* _Extracted data entries_

** Begin **

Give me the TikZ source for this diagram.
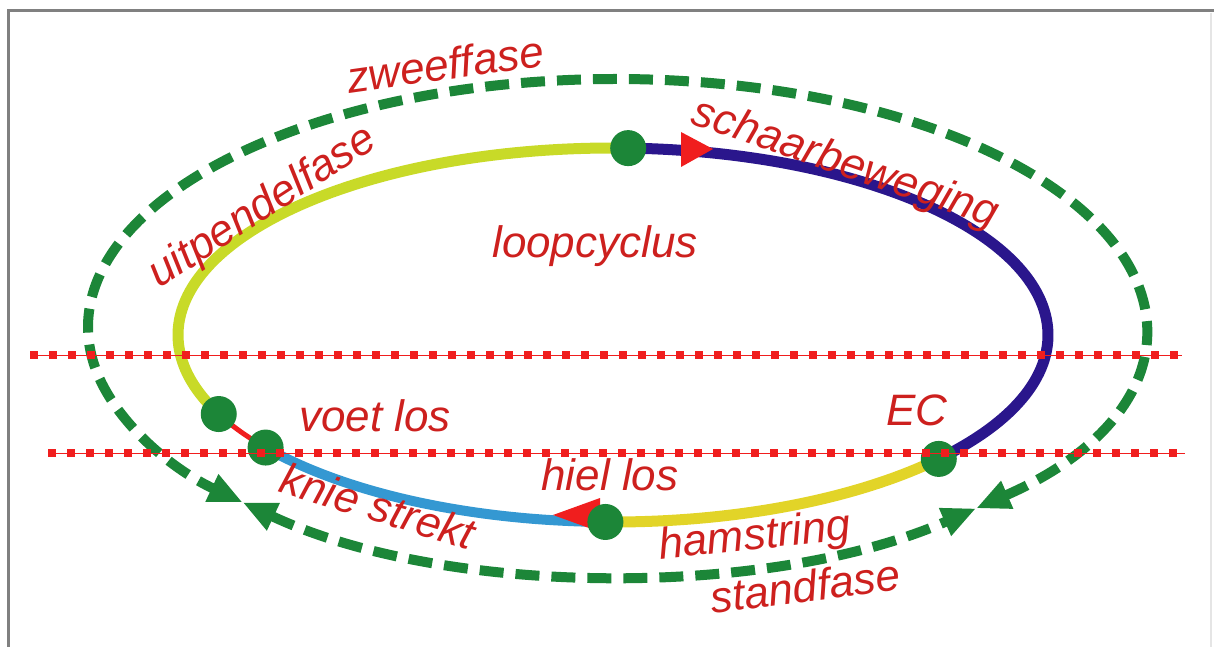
\documentclass[tikz,border=0pt]{standalone}
\usepackage{fontspec}
\setmainfont{Liberation Sans}
\usetikzlibrary{arrows.meta}
\definecolor{lbl}{RGB}{205,32,30}
\definecolor{dotred}{RGB}{240,30,30}
\definecolor{dotgreen}{RGB}{28,134,56}
\definecolor{ygreen}{RGB}{200,218,40}
\definecolor{gold}{RGB}{226,212,40}
\definecolor{navy}{RGB}{42,22,140}
\definecolor{skyblue}{RGB}{52,152,210}
\begin{document}
\begin{tikzpicture}[x=1pt,y=-1pt]
  \tikzset{ dot/.style={circle,fill=dotgreen,inner sep=0pt,minimum size=36pt},
    lab/.style={text=lbl,font=\fontsize{44}{48}\selectfont\itshape,inner sep=0pt},
    phase/.style={dotgreen,line width=10pt,dash pattern=on 24pt off 12pt,
      {Triangle[length=34pt,width=28pt]}-{Triangle[length=34pt,width=28pt]}},
    cyc/.style={line width=11pt},
    hline/.style={dotred,line width=8pt,dash pattern=on 8pt off 11pt},
  }
  \useasboundingbox (0,0) rectangle (1214,647);
  % frame
  \draw[gray,line width=3pt] (8,647) -- (8,11) -- (1214,11);
  \draw[gray!20,line width=1.5pt] (1211,13) -- (1211,647);

  \coordinate (c) at (613,335);
  \coordinate (o) at (616,327);

  % zweeffase / standfase
  \coordinate (L) at ([shift={(135:528 and 248)}]o);
  \coordinate (R) at ([shift={(47:528 and 248)}]o);
  \draw[phase] (R) arc[start angle=47,end angle=-225,x radius=528,y radius=248];
  \draw[phase] (L) arc[start angle=135,end angle=47,x radius=528,y radius=248];

  % the walking cycle
  \coordinate (top) at ([shift={(-88:435 and 187)}]c);
  \coordinate (vl) at ([shift={(155:435 and 187)}]c);
  \coordinate (ks) at ([shift={(143:435 and 187)}]c);
  \coordinate (hl) at ([shift={(91:435 and 187)}]c);
  \coordinate (ec) at ([shift={(41.5:435 and 187)}]c);
  \draw[cyc,ygreen] (top) arc[start angle=272,end angle=155,x radius=435,y radius=187];
  \draw[dotred,line width=5pt] (vl) arc[start angle=155,end angle=143,x radius=435,y radius=187];
  \draw[cyc,skyblue,line width=10pt] (ks) arc[start angle=143,end angle=91,x radius=435,y radius=187];
  \draw[cyc,gold] (hl) arc[start angle=91,end angle=41.5,x radius=435,y radius=187];
  \draw[cyc,navy] (ec) arc[start angle=41.5,end angle=-88,x radius=435,y radius=187];

  % arrow heads
  \fill[dotred] (681,132) -- (713,149) -- (681,167) -- cycle;
  \fill[dotred] (600,498) -- (553,515) -- (600,532) -- cycle;

  \node[dot] (d1) at (top) {};
  \node[dot] (d2) at (vl) {};
  \node[dot] (d3) at (ks) {};
  \node[dot] (d4) at (hl) {};
  \node[dot] (d5) at (ec) {};

  % the two levels
  \draw[dotred,line width=1pt] (30,355) -- (1182,355);
  \draw[hline] (30,355) -- (1182,355);
  \draw[dotred,line width=1pt] (48,453) -- (1185,453);
  \draw[hline] (48,453) -- (1185,453);

  \node[lab,rotate=8] (zw) at (445,64) {zweeffase};
  \node[lab,rotate=33] (up) at (263,208) {uitpendelfase};
  \node[lab,rotate=-19] (sb) at (845,165) {schaarbeweging};
  \node[lab] (lc) at (595,246) {loopcyclus};
  \node[lab] (vo) at (375,416) {voet los};
  \node[lab] (EC) at (917,410) {EC};
  \node[lab] (hi) at (610,475) {hiel los};
  \node[lab,rotate=-17] (kn) at (378,506) {knie strekt};
  \node[lab,rotate=6] (ha) at (755,538) {hamstring};
  \node[lab,rotate=7] (st) at (805,586) {standfase};
\end{tikzpicture}
\end{document}
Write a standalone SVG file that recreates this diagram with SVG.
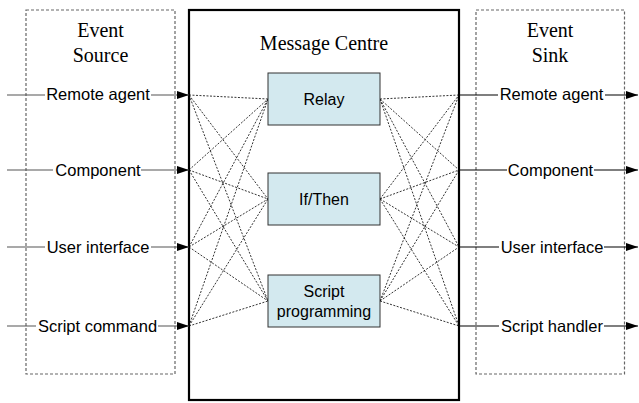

** End **

* _What is needed_
Copy out the records above in full, exactly as written, but not the pictures.

* _Completed exercise_
Give me the TikZ source for this diagram.
\documentclass[tikz,border=0pt]{standalone}
\usepackage{fontspec}
\setmainfont{Liberation Sans}
\usetikzlibrary{arrows.meta}
\definecolor{lbl}{RGB}{205,32,30}
\definecolor{dotred}{RGB}{240,30,30}
\definecolor{dotgreen}{RGB}{28,134,56}
\definecolor{ygreen}{RGB}{200,218,40}
\definecolor{gold}{RGB}{226,212,40}
\definecolor{navy}{RGB}{42,22,140}
\definecolor{skyblue}{RGB}{52,152,210}
\begin{document}
\begin{tikzpicture}[x=1pt,y=-1pt]
  \tikzset{ dot/.style={circle,fill=dotgreen,inner sep=0pt,minimum size=36pt},
    lab/.style={text=lbl,font=\fontsize{44}{48}\selectfont\itshape,inner sep=0pt},
    phase/.style={dotgreen,line width=10pt,dash pattern=on 24pt off 12pt,
      {Triangle[length=34pt,width=28pt]}-{Triangle[length=34pt,width=28pt]}},
    cyc/.style={line width=11pt},
    hline/.style={dotred,line width=8pt,dash pattern=on 8pt off 11pt},
  }
  \useasboundingbox (0,0) rectangle (1214,647);
  % frame
  \draw[gray,line width=3pt] (8,647) -- (8,11) -- (1214,11);
  \draw[gray!20,line width=1.5pt] (1211,13) -- (1211,647);

  \coordinate (c) at (613,335);
  \coordinate (o) at (616,327);

  % zweeffase / standfase
  \coordinate (L) at ([shift={(135:528 and 248)}]o);
  \coordinate (R) at ([shift={(47:528 and 248)}]o);
  \draw[phase] (R) arc[start angle=47,end angle=-225,x radius=528,y radius=248];
  \draw[phase] (L) arc[start angle=135,end angle=47,x radius=528,y radius=248];

  % the walking cycle
  \coordinate (top) at ([shift={(-88:435 and 187)}]c);
  \coordinate (vl) at ([shift={(155:435 and 187)}]c);
  \coordinate (ks) at ([shift={(143:435 and 187)}]c);
  \coordinate (hl) at ([shift={(91:435 and 187)}]c);
  \coordinate (ec) at ([shift={(41.5:435 and 187)}]c);
  \draw[cyc,ygreen] (top) arc[start angle=272,end angle=155,x radius=435,y radius=187];
  \draw[dotred,line width=5pt] (vl) arc[start angle=155,end angle=143,x radius=435,y radius=187];
  \draw[cyc,skyblue,line width=10pt] (ks) arc[start angle=143,end angle=91,x radius=435,y radius=187];
  \draw[cyc,gold] (hl) arc[start angle=91,end angle=41.5,x radius=435,y radius=187];
  \draw[cyc,navy] (ec) arc[start angle=41.5,end angle=-88,x radius=435,y radius=187];

  % arrow heads
  \fill[dotred] (681,132) -- (713,149) -- (681,167) -- cycle;
  \fill[dotred] (600,498) -- (553,515) -- (600,532) -- cycle;

  \node[dot] (d1) at (top) {};
  \node[dot] (d2) at (vl) {};
  \node[dot] (d3) at (ks) {};
  \node[dot] (d4) at (hl) {};
  \node[dot] (d5) at (ec) {};

  % the two levels
  \draw[dotred,line width=1pt] (30,355) -- (1182,355);
  \draw[hline] (30,355) -- (1182,355);
  \draw[dotred,line width=1pt] (48,453) -- (1185,453);
  \draw[hline] (48,453) -- (1185,453);

  \node[lab,rotate=8] (zw) at (445,64) {zweeffase};
  \node[lab,rotate=33] (up) at (263,208) {uitpendelfase};
  \node[lab,rotate=-19] (sb) at (845,165) {schaarbeweging};
  \node[lab] (lc) at (595,246) {loopcyclus};
  \node[lab] (vo) at (375,416) {voet los};
  \node[lab] (EC) at (917,410) {EC};
  \node[lab] (hi) at (610,475) {hiel los};
  \node[lab,rotate=-17] (kn) at (378,506) {knie strekt};
  \node[lab,rotate=6] (ha) at (755,538) {hamstring};
  \node[lab,rotate=7] (st) at (805,586) {standfase};
\end{tikzpicture}
\end{document}
Write a standalone SVG file that recreates this diagram with SVG.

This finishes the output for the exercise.